Indumadhab started his career as a lecturer in Bangabasi College in 1897. There he taught logic, philosophy, physics and chemistry. In 1898, he completed his master's degree in botany from Bangabasi College. A year later, he completed his master's degree in zoology and physiology. He left Bangabasi College in 1900. Then he started practice as a lawyer.

Between 1904 and 1905, Indumadhab traveled to Imperial China. The exact date of his travel is not known. According to researcher Narayan Sen, Indumadhab set out for China in February 1904 and his travel coincided with the Russo-Japanese War. Indumadhab sailed from Kolkata to Yangon in British Burma. From Yangon he sailed to Penang and from there to Port Klang in British Malaya.

In 1908, Indumadhab became an M.D. from University of Calcutta. He pioneered the autovaccine method of inoculation in India. He spent tireless effort in spreading the awareness on hygiene, health and diet in the society. He was also sympathetic to the nationalist cause. While testing the Alipore bomb in Deoghar, Ullaskar Dutta was critically injured. He was privately treated by Dr. Indumadhab Mallick.

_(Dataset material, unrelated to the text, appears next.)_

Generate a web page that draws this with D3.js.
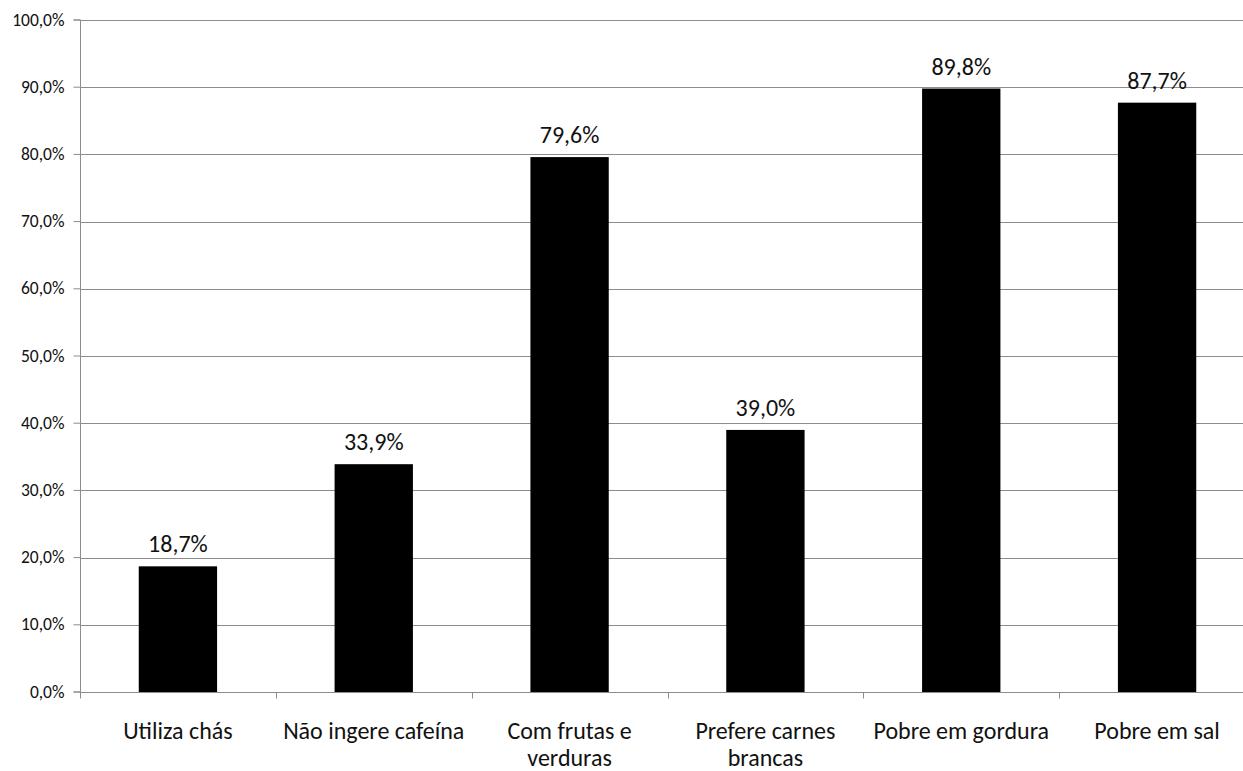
<!DOCTYPE html>
<html>
<head>
<meta charset="utf-8">
<script src="https://cdn.jsdelivr.net/npm/d3@7"></script>
<style>
  html, body { margin: 0; padding: 0; background: #fff; }
  svg { display: block; }
  text { font-family: Carlito, "Open Sans", Lato, sans-serif; fill: #111; }
</style>
</head>
<body>
<svg id="chart" width="1243" height="771"></svg>
<script>
// Hábitos alimentares: percentual de respostas por categoria
const categories = [
  "Utiliza chás",
  "Não ingere cafeína",
  "Com frutas e\nverduras",
  "Prefere carnes\nbrancas",
  "Pobre em gordura",
  "Pobre em sal"
];
const values = [0.187, 0.339, 0.796, 0.390, 0.898, 0.877];
const yTicks = [0, 0.1, 0.2, 0.3, 0.4, 0.5, 0.6, 0.7, 0.8, 0.9, 1.0];

const width = 1243, height = 771;
const margin = { left: 80, top: 20, bottom: 79 };
const plotRight = 1255;
const fontStack = "Carlito, 'Open Sans', Lato, sans-serif";

const svg = d3.select("#chart");

const ptBR = d3.formatLocale({ decimal: ",", thousands: ".", grouping: [3], currency: ["R$", ""] });
const fmtTick = ptBR.format(".1%");

const x = d3.scaleBand()
  .domain(categories)
  .range([margin.left, plotRight])
  .paddingInner(0.6)
  .paddingOuter(0.3);

const y = d3.scaleLinear()
  .domain([0, 1])
  .range([height - margin.bottom, margin.top]);

const gridColor = "#8c8c8c";

// horizontal gridlines
svg.append("g")
  .selectAll("line")
  .data(yTicks.filter(d => d > 0))
  .join("line")
  .attr("x1", margin.left)
  .attr("x2", plotRight)
  .attr("y1", d => Math.round(y(d)) + 0.5)
  .attr("y2", d => Math.round(y(d)) + 0.5)
  .attr("stroke", gridColor)
  .attr("stroke-width", 1);

// y axis
const yAxis = svg.append("g")
  .attr("transform", `translate(${margin.left + 0.5},0)`)
  .call(d3.axisLeft(y).tickValues(yTicks).tickFormat(fmtTick).tickSize(7).tickPadding(9).offset(0));
yAxis.selectAll("path, line").attr("stroke", gridColor);
yAxis.selectAll("text")
  .attr("font-size", 17.5)
  .attr("font-family", fontStack)
  .attr("fill", "#222");

// bars
svg.append("g")
  .selectAll("rect")
  .data(categories.map((c, i) => ({ c, v: values[i] })))
  .join("rect")
  .attr("x", d => x(d.c))
  .attr("width", x.bandwidth())
  .attr("y", d => y(d.v))
  .attr("height", d => y(0) - y(d.v))
  .attr("fill", "#000");

// x axis baseline and category ticks
const x0 = Math.round(y(0)) + 0.5;
svg.append("line")
  .attr("x1", margin.left).attr("x2", plotRight)
  .attr("y1", x0).attr("y2", x0)
  .attr("stroke", gridColor);

const step = x.step();
const boundaries = d3.range(categories.length + 1).map(i => margin.left + i * step);
svg.append("g")
  .selectAll("line")
  .data(boundaries)
  .join("line")
  .attr("x1", d => Math.round(d) + 0.5)
  .attr("x2", d => Math.round(d) + 0.5)
  .attr("y1", x0)
  .attr("y2", x0 + 6)
  .attr("stroke", gridColor);

// category labels (two-line labels continue just above the bottom edge)
const catLabels = svg.append("g")
  .selectAll("text")
  .data(categories)
  .join("text")
  .attr("text-anchor", "middle")
  .attr("font-size", 24)
  .attr("x", d => x(d) + x.bandwidth() / 2)
  .attr("y", 739);
catLabels.selectAll("tspan")
  .data(d => d.split("\n"))
  .join("tspan")
  .attr("x", function () { return d3.select(this.parentNode).attr("x"); })
  .attr("dy", (d, i) => i === 0 ? 0 : 27)
  .text(d => d);

// value labels
svg.append("g")
  .selectAll("text")
  .data(categories.map((c, i) => ({ c, v: values[i] })))
  .join("text")
  .attr("text-anchor", "middle")
  .attr("font-size", 24)
  .attr("x", d => x(d.c) + x.bandwidth() / 2)
  .attr("y", d => y(d.v) - 14)
  .text(d => fmtTick(d.v));
</script>
</body>
</html>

In 1910, Indumadhab invented the steam cooker which became popular as ICMIC cooker. It was a special kind of cooking equipment where rice, pulses and vegetables could be cooked in steam, very fast. The compact arrangement and portability made it popular among bachelors and during trips where kitchen was not available. The idea of ICMIC cooker came to him by seeing the way food is cooked in the kitchens of Jagannath Temple.

== Publications ==
Indumadhab wrote two books on his travels to China and Britain.